EXCERPTED DATA —
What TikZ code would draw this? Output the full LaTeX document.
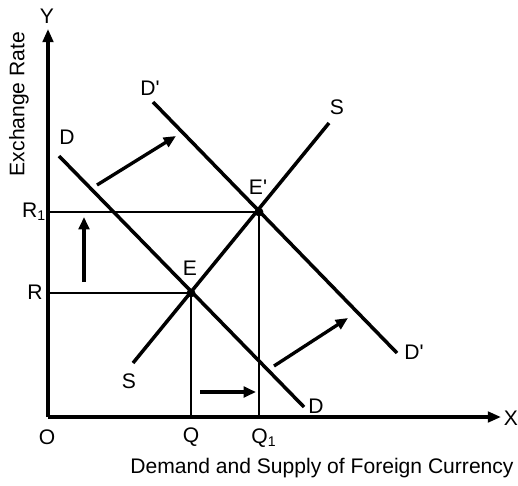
--
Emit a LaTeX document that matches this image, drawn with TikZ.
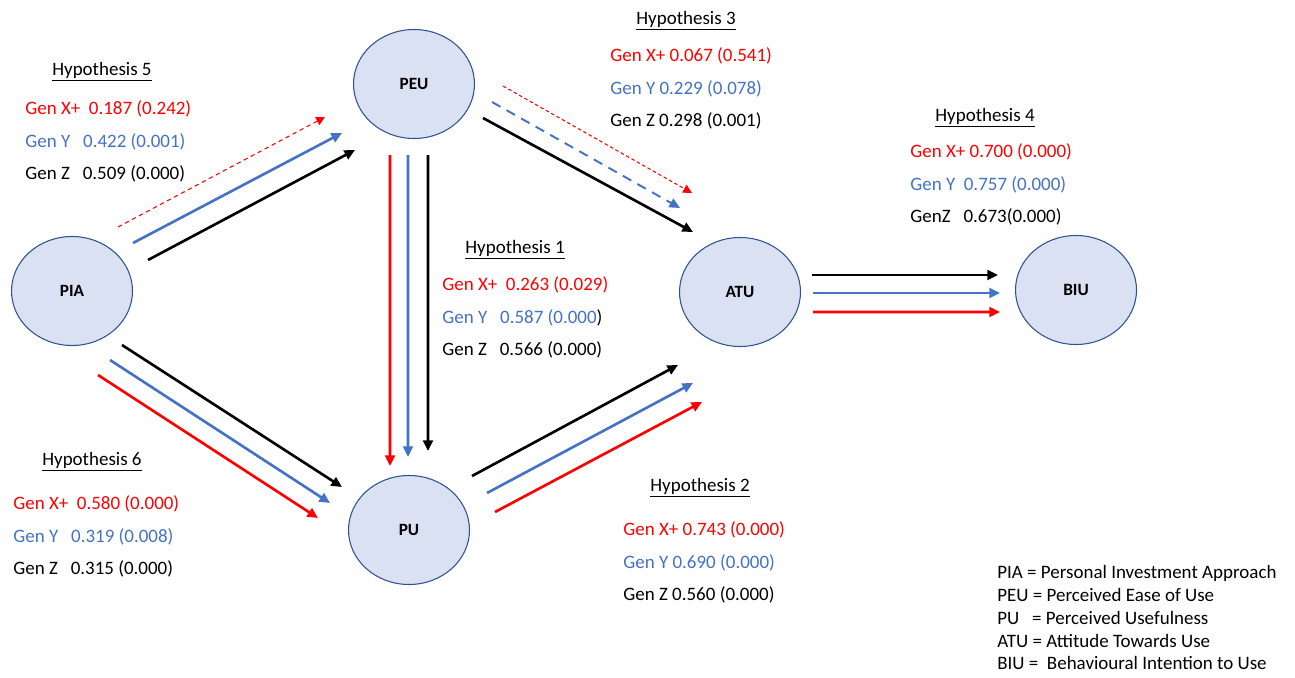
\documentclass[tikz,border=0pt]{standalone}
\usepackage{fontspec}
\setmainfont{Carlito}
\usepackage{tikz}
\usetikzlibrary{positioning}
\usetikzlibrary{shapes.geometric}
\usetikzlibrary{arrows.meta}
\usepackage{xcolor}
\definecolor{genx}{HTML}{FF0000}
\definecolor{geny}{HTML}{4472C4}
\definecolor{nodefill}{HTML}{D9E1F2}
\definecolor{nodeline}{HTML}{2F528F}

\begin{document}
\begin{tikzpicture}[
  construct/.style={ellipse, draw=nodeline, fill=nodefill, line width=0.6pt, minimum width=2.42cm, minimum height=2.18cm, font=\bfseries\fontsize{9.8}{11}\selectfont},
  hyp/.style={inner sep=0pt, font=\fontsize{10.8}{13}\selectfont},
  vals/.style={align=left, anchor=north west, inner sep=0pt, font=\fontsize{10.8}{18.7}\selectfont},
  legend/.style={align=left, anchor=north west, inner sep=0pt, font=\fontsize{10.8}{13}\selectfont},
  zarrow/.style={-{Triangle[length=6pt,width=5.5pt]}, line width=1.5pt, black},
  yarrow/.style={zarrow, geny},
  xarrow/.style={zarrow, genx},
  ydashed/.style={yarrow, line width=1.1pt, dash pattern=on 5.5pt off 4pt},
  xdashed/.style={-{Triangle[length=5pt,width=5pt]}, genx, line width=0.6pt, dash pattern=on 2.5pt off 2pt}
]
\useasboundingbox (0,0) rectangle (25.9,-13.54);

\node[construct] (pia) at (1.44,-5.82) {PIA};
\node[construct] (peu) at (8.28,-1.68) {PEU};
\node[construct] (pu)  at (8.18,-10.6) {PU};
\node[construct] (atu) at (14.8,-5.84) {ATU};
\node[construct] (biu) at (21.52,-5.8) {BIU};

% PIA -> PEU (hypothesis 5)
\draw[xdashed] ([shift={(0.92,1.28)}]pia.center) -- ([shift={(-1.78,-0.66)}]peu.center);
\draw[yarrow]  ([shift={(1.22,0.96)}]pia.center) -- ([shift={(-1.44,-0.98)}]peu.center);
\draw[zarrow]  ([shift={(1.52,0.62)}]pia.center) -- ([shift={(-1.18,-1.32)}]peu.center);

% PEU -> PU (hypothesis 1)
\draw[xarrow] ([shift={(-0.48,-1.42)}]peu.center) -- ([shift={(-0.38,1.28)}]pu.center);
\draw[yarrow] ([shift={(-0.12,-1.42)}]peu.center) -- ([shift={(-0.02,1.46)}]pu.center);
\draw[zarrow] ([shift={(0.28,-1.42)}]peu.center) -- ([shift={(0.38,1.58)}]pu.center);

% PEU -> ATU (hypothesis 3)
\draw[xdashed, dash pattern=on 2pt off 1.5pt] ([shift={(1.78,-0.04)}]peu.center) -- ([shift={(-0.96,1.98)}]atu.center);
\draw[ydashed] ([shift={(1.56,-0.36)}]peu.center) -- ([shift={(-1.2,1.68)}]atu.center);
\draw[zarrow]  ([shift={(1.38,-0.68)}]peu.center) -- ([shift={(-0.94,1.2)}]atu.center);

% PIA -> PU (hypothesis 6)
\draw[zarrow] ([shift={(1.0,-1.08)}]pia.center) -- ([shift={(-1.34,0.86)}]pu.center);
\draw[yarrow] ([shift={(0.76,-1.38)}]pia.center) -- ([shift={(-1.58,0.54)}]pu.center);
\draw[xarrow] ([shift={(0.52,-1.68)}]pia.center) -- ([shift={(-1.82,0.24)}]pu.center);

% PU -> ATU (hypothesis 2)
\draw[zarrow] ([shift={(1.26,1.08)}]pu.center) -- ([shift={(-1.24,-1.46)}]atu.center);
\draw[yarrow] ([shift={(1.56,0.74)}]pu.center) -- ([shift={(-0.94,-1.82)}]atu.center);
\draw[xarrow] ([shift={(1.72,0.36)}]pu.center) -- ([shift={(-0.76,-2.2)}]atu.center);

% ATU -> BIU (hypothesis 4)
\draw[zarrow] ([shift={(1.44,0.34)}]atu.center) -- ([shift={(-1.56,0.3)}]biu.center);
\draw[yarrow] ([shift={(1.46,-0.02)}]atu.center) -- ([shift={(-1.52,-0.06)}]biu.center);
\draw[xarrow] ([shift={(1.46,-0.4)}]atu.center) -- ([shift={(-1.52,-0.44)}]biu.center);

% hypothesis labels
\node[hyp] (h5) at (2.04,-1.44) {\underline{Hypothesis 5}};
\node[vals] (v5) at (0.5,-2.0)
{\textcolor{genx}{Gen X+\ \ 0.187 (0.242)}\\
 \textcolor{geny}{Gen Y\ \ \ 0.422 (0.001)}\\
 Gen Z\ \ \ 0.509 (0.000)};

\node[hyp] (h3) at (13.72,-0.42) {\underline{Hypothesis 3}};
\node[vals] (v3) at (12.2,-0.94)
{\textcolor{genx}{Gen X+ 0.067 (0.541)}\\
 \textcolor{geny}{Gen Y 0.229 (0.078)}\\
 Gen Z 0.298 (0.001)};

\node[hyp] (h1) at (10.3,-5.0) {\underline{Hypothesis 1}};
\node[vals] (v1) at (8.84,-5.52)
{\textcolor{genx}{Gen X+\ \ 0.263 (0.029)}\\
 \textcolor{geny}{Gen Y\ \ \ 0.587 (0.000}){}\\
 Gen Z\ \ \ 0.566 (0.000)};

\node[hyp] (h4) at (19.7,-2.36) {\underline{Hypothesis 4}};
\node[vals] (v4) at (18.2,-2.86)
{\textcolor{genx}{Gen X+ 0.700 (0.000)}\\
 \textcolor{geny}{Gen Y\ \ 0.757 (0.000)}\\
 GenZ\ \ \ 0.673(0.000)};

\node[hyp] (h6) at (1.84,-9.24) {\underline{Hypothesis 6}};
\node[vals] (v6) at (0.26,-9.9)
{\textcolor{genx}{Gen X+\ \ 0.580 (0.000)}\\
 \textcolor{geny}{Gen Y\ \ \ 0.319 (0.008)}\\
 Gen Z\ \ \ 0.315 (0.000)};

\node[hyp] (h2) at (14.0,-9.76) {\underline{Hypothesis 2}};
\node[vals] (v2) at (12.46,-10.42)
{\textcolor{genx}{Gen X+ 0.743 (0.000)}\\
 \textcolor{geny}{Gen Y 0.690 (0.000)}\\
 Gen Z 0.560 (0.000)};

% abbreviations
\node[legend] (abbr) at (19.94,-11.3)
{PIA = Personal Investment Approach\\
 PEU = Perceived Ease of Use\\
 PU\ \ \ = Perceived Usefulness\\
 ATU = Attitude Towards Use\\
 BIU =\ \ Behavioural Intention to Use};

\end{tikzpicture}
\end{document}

OBJECTIVE — Pictures are not part of the copy. Write out only the lines from the one containing "Emit a LaTeX" through the one containing "(0,0) rectangle (25.9,-13.54);", exactly as they stand, both included.

WRITTEN SOLUTION —
Emit a LaTeX document that matches this image, drawn with TikZ.
\documentclass[tikz,border=0pt]{standalone}
\usepackage{fontspec}
\setmainfont{Carlito}
\usepackage{tikz}
\usetikzlibrary{positioning}
\usetikzlibrary{shapes.geometric}
\usetikzlibrary{arrows.meta}
\usepackage{xcolor}
\definecolor{genx}{HTML}{FF0000}
\definecolor{geny}{HTML}{4472C4}
\definecolor{nodefill}{HTML}{D9E1F2}
\definecolor{nodeline}{HTML}{2F528F}

\begin{document}
\begin{tikzpicture}[
  construct/.style={ellipse, draw=nodeline, fill=nodefill, line width=0.6pt, minimum width=2.42cm, minimum height=2.18cm, font=\bfseries\fontsize{9.8}{11}\selectfont},
  hyp/.style={inner sep=0pt, font=\fontsize{10.8}{13}\selectfont},
  vals/.style={align=left, anchor=north west, inner sep=0pt, font=\fontsize{10.8}{18.7}\selectfont},
  legend/.style={align=left, anchor=north west, inner sep=0pt, font=\fontsize{10.8}{13}\selectfont},
  zarrow/.style={-{Triangle[length=6pt,width=5.5pt]}, line width=1.5pt, black},
  yarrow/.style={zarrow, geny},
  xarrow/.style={zarrow, genx},
  ydashed/.style={yarrow, line width=1.1pt, dash pattern=on 5.5pt off 4pt},
  xdashed/.style={-{Triangle[length=5pt,width=5pt]}, genx, line width=0.6pt, dash pattern=on 2.5pt off 2pt}
]
\useasboundingbox (0,0) rectangle (25.9,-13.54);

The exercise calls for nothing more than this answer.